## Problem requirements
Reproduce the lines of the material exactly, excluding every image.
━━━━━━
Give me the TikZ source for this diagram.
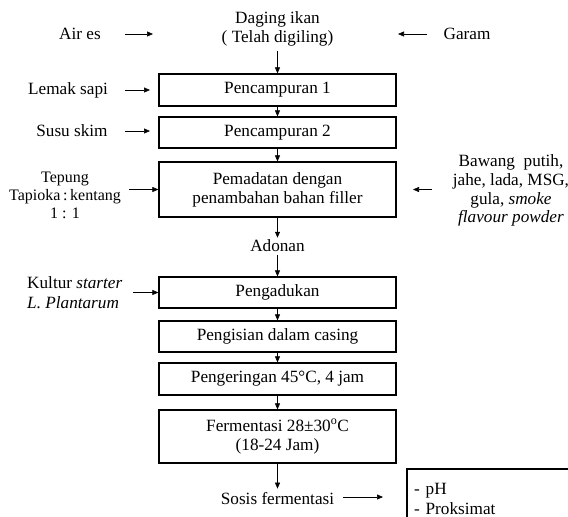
\documentclass[tikz,border=0pt]{standalone}
\usepackage{fontspec}
\setmainfont{Liberation Serif}
\usetikzlibrary{arrows.meta}
\begin{document}
\begin{tikzpicture}[x=1pt,y=-1pt,
  every node/.style={font=\fontsize{17.2}{18.8}\selectfont, inner sep=0pt, align=center},
  proc/.style={draw, line width=1.3pt, minimum width=237pt, anchor=center},
  arr/.style={-{Triangle[length=6pt,width=5pt]}, line width=0.6pt},
  lab/.style={anchor=center}]
\useasboundingbox (0,0) rectangle (568,517);
\clip (0,0) rectangle (568,517);
% process boxes
\node[proc, minimum height=32pt] (b1) at (277.5,90) {Pencampuran 1};
\node[proc, minimum height=31pt] (b2) at (277.5,132.5) {Pencampuran 2};
\node[proc, minimum height=55pt] (b3) at (277.5,189.5) {Pemadatan dengan\\penambahan bahan filler};
\node[proc, minimum height=31pt] (b4) at (277.5,292.5) {Pengadukan};
\node[proc, minimum height=31pt] (b5) at (277.5,336.5) {Pengisian dalam casing};
\node[proc, minimum height=32pt] (b6) at (277.5,379) {Pengeringan 45°C, 4 jam};
\node[proc, minimum height=53pt] (b7) at (277.5,436.5) {Fermentasi 28±30\textsuperscript{o}C\\(18-24 Jam)};
% labels
\node[lab] (daging) at (277.5,29) {Daging ikan\\( Telah digiling)};
\node[lab] (aires) at (80,34) {Air es};
\node[lab] (garam) at (467,34) {Garam};
\node[lab] (lemak) at (68,90) {Lemak sapi};
\node[lab] (susu) at (72,131) {Susu skim};
\node[lab, font=\fontsize{16}{18}\selectfont] (tepung) at (65,195) {Tepung\\Tapioka\,:\,kentang\\1 : 1};
\node[lab] (bumbu) at (511,190.5) {Bawang\ \ putih,\\jahe, lada, MSG,\\gula, \textit{smoke}\\\textit{flavour powder}};
\node[lab] (adonan) at (277.5,246) {Adonan};
\node[anchor=west, align=left] (kultur) at (27,293) {Kultur \textit{starter}\\[1pt]\textit{L. Plantarum}};
\node[lab] (sosis) at (277.5,499) {Sosis fermentasi};
\node[anchor=north west, align=left, text width=150pt, minimum height=60pt, inner xsep=7pt, inner ysep=9pt] (hasil) at (407,469) {- pH\\[1pt]- Proksimat};
\draw[line width=1.3pt] (hasil.north east) -- (hasil.north west) -- (hasil.south west);
% free arrow ends
\coordinate (aS) at (125,34); \coordinate (aE) at (153,34);
\coordinate (gS) at (427,34); \coordinate (gE) at (398,34);
\coordinate (lS) at (125,90); \coordinate (lE) at (150,90);
\coordinate (sS) at (125,131); \coordinate (sE) at (150,131);
\coordinate (tS) at (129,189.5);
\coordinate (rS) at (432,189.5); \coordinate (rE) at (413,189.5);
\coordinate (kS) at (133,292.5);
\coordinate (fS) at (343,497); \coordinate (fE) at (383,497);
% connectors
\draw[arr] (aS) -- (aE);
\draw[arr] (gS) -- (gE);
\draw[arr] (lS) -- (lE);
\draw[arr] (sS) -- (sE);
\draw[arr] (tS) -- (b3.west);
\draw[arr] (rS) -- (rE);
\draw[arr] (kS) -- (b4.west);
\draw[arr] (fS) -- (fE);
\draw[arr, shorten <=5pt] (daging.south) -- (b1.north);
\draw[arr] (b1.south) -- (b2.north);
\draw[arr] (b2.south) -- (b3.north);
\draw[arr, shorten >=2pt] (b3.south) -- (adonan.north);
\draw[arr, shorten <=3pt] (adonan.south) -- (b4.north);
\draw[arr] (b4.south) -- (b5.north);
\draw[arr] (b5.south) -- (b6.north);
\draw[arr] (b6.south) -- (b7.north);
\draw[arr, shorten >=4pt] (b7.south) -- (sosis.north);
\end{tikzpicture}
\end{document}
━━━━━━
## Response
Give me the TikZ source for this diagram.
\documentclass[tikz,border=0pt]{standalone}
\usepackage{fontspec}
\setmainfont{Liberation Serif}
\usetikzlibrary{arrows.meta}
\begin{document}
\begin{tikzpicture}[x=1pt,y=-1pt,
  every node/.style={font=\fontsize{17.2}{18.8}\selectfont, inner sep=0pt, align=center},
  proc/.style={draw, line width=1.3pt, minimum width=237pt, anchor=center},
  arr/.style={-{Triangle[length=6pt,width=5pt]}, line width=0.6pt},
  lab/.style={anchor=center}]
\useasboundingbox (0,0) rectangle (568,517);
\clip (0,0) rectangle (568,517);
% process boxes
\node[proc, minimum height=32pt] (b1) at (277.5,90) {Pencampuran 1};
\node[proc, minimum height=31pt] (b2) at (277.5,132.5) {Pencampuran 2};
\node[proc, minimum height=55pt] (b3) at (277.5,189.5) {Pemadatan dengan\\penambahan bahan filler};
\node[proc, minimum height=31pt] (b4) at (277.5,292.5) {Pengadukan};
\node[proc, minimum height=31pt] (b5) at (277.5,336.5) {Pengisian dalam casing};
\node[proc, minimum height=32pt] (b6) at (277.5,379) {Pengeringan 45°C, 4 jam};
\node[proc, minimum height=53pt] (b7) at (277.5,436.5) {Fermentasi 28±30\textsuperscript{o}C\\(18-24 Jam)};
% labels
\node[lab] (daging) at (277.5,29) {Daging ikan\\( Telah digiling)};
\node[lab] (aires) at (80,34) {Air es};
\node[lab] (garam) at (467,34) {Garam};
\node[lab] (lemak) at (68,90) {Lemak sapi};
\node[lab] (susu) at (72,131) {Susu skim};
\node[lab, font=\fontsize{16}{18}\selectfont] (tepung) at (65,195) {Tepung\\Tapioka\,:\,kentang\\1 : 1};
\node[lab] (bumbu) at (511,190.5) {Bawang\ \ putih,\\jahe, lada, MSG,\\gula, \textit{smoke}\\\textit{flavour powder}};
\node[lab] (adonan) at (277.5,246) {Adonan};
\node[anchor=west, align=left] (kultur) at (27,293) {Kultur \textit{starter}\\[1pt]\textit{L. Plantarum}};
\node[lab] (sosis) at (277.5,499) {Sosis fermentasi};
\node[anchor=north west, align=left, text width=150pt, minimum height=60pt, inner xsep=7pt, inner ysep=9pt] (hasil) at (407,469) {- pH\\[1pt]- Proksimat};
\draw[line width=1.3pt] (hasil.north east) -- (hasil.north west) -- (hasil.south west);
% free arrow ends
\coordinate (aS) at (125,34); \coordinate (aE) at (153,34);
\coordinate (gS) at (427,34); \coordinate (gE) at (398,34);
\coordinate (lS) at (125,90); \coordinate (lE) at (150,90);
\coordinate (sS) at (125,131); \coordinate (sE) at (150,131);
\coordinate (tS) at (129,189.5);
\coordinate (rS) at (432,189.5); \coordinate (rE) at (413,189.5);
\coordinate (kS) at (133,292.5);
\coordinate (fS) at (343,497); \coordinate (fE) at (383,497);
% connectors
\draw[arr] (aS) -- (aE);
\draw[arr] (gS) -- (gE);
\draw[arr] (lS) -- (lE);
\draw[arr] (sS) -- (sE);
\draw[arr] (tS) -- (b3.west);
\draw[arr] (rS) -- (rE);
\draw[arr] (kS) -- (b4.west);
\draw[arr] (fS) -- (fE);
\draw[arr, shorten <=5pt] (daging.south) -- (b1.north);
\draw[arr] (b1.south) -- (b2.north);
\draw[arr] (b2.south) -- (b3.north);
\draw[arr, shorten >=2pt] (b3.south) -- (adonan.north);
\draw[arr, shorten <=3pt] (adonan.south) -- (b4.north);
\draw[arr] (b4.south) -- (b5.north);
\draw[arr] (b5.south) -- (b6.north);
\draw[arr] (b6.south) -- (b7.north);
\draw[arr, shorten >=4pt] (b7.south) -- (sosis.north);
\end{tikzpicture}
\end{document}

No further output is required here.